ABC News also reported that while Kerry was seen as the winner of the debate, few voters actually changed their minds about the candidates.

CNN / Gallup poll on who won debate

Kerry: 53
Bush: 37

CBS poll on whoe won debate

Kerry: 44
Bush: 26
Tie: 30

ABC poll on who won debate

Kerry: 45
Bush 36:
Tie: 17

Mort Kondracke: “This is the President’s turf, this is the place that the President is supposed to dominate, terror and the war in Iraq. I don’t think he really dominated tonight. I think Kerry looked like a commander-in-chief.”

Kate O’Beirne, National Review Online’s the Corner: “I thought the President was repetitive and reactive.”

Jonah Goldberg, National Review Online’s the Corner: “The Bush campaign miscalculated on having the first night be foreign policy night.”

Bob Schieffer: “The President was somewhat defensive in the beginning”

Mark Shields: “The President showed a few times obvious anger”

Bill Kristol, Weekly Standard: “I think Kerry did pretty well tonight, he was forceful and articulate.”

Bob Schieffer: “Kerry got off to a very good start.”

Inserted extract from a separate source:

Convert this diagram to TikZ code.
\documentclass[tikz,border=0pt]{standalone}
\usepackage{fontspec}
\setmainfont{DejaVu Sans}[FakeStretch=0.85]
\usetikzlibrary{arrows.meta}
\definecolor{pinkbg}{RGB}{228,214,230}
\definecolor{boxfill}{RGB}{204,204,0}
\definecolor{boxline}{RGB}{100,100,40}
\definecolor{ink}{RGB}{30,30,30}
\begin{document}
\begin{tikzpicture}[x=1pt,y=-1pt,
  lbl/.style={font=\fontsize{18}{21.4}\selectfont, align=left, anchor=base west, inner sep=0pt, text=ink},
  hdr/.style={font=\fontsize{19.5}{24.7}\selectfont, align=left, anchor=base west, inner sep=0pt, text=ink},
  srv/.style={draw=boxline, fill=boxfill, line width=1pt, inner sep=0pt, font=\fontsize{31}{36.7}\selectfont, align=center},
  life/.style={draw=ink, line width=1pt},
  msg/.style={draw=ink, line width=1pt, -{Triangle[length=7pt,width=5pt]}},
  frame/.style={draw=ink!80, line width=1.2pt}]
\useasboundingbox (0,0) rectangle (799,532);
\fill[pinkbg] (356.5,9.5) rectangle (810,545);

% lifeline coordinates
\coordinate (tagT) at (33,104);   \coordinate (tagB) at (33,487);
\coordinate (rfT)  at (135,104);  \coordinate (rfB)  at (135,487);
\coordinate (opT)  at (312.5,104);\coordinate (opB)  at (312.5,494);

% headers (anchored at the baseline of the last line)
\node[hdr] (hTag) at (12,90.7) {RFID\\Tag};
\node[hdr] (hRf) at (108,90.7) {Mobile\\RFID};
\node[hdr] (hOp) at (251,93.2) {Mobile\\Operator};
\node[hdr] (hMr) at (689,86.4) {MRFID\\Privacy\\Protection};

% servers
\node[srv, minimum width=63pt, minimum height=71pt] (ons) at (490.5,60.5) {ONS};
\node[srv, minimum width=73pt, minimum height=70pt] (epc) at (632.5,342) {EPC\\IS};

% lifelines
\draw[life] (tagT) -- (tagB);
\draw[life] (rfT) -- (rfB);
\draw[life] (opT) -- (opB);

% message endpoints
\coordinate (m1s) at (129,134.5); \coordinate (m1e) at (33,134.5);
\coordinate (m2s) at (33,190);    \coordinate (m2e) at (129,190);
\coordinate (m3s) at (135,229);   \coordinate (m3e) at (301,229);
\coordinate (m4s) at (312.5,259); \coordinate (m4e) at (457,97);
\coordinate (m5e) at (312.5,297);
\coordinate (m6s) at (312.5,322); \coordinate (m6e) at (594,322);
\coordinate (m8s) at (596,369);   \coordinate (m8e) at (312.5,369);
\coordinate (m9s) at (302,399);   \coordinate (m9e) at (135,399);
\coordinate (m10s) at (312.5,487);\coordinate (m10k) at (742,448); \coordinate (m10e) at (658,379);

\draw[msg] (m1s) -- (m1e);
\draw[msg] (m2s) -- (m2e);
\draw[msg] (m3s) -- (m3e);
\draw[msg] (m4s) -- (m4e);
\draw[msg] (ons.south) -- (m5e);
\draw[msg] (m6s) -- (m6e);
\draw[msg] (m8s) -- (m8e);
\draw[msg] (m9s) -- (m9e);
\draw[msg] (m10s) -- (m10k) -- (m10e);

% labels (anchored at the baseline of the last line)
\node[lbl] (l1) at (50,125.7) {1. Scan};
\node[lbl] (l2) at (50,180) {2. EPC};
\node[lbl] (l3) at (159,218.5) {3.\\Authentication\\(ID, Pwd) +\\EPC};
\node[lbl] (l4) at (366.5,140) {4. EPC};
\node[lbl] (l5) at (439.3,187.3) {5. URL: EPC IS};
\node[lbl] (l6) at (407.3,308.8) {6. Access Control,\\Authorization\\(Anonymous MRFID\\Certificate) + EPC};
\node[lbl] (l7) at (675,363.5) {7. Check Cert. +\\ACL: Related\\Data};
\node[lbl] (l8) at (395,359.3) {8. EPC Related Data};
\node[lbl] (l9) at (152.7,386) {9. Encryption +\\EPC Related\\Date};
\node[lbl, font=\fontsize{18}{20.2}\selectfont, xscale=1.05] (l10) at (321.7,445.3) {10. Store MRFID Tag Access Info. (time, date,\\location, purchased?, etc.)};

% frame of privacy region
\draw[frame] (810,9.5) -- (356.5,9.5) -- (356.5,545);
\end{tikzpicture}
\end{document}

Joe Scarborough: “It was John Kerry’s best performance ever…As far as the debate goes, I don’t see how anybody could look at this debate and not score this a very clear win on points for John Kerry.” (MSNBC)

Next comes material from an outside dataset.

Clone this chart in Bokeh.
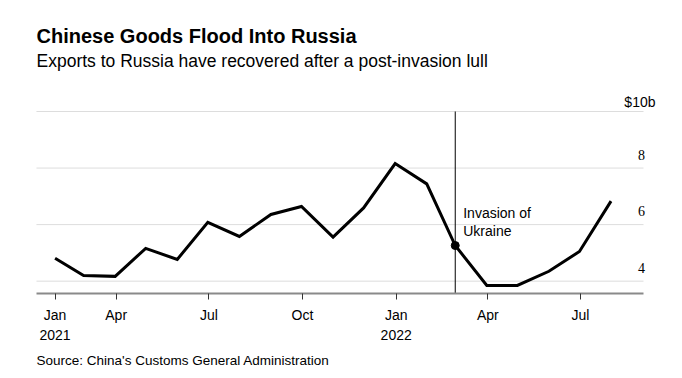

Andrea Mitchell: “This is the toughest we’ve ever seen John Kerry. He attacked the very core of the President’s popularity. He’s basically saying, who do you believe?” (MSNBC)

Tim Russert: “Tonight he seemed to find his voice for the Democratic view of the world.”

Fred Barnes on FNC: “Kerry did very well and we will have a Presidential race from here on out.”